How Concurrent Connections are Calculated and Reported
Sawmill uses a database filter to sort the events chronologically, and then tags each event with a concurrent connection value representing the number of connections at the time of that event, as computed by examining the start and end of each event and counting the overlapping connections at each logged timestamp. For non-aggregating reports like Log Detail, this value is shown directly in the report. For aggregating reports (most reports are aggregating reports), the column shows the maximum number of concurrent connections for all aggregated events (e.g., for all events contributing to a particular line of a table report). This is a global number, computed globally across the entire dataset, so it is generally only useful for global reports like Overview, and for date/time reports like Year, Months, Days, etc. Adding this column to other reports will give results which are correct according to the algorithm described above, but probably are not what is expected. For instance, adding it to Countries will not give the number of simultaneous connections from each country; it will give the maximum number of simultaneous connections which existed to the whole server (from all countries) at a time when each country accessed the server. Similarly, this number does not show the maximum concurrent connections per stream name or per publishing point, when seen in the Streams report or similar.
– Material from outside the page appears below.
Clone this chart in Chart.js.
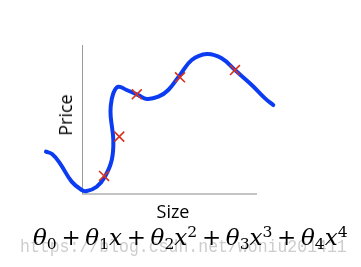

If you want to know the number of connections to a particular stream (rather than the number of connections to the server when the stream was accessed, which is what this global value would show), you can attach another Concurrent Connections snapon, and choose the stream name as the "resource" field; this will count concurrent connections separately, not globally but for each value of that field, which will give the expected results in a report of that field only.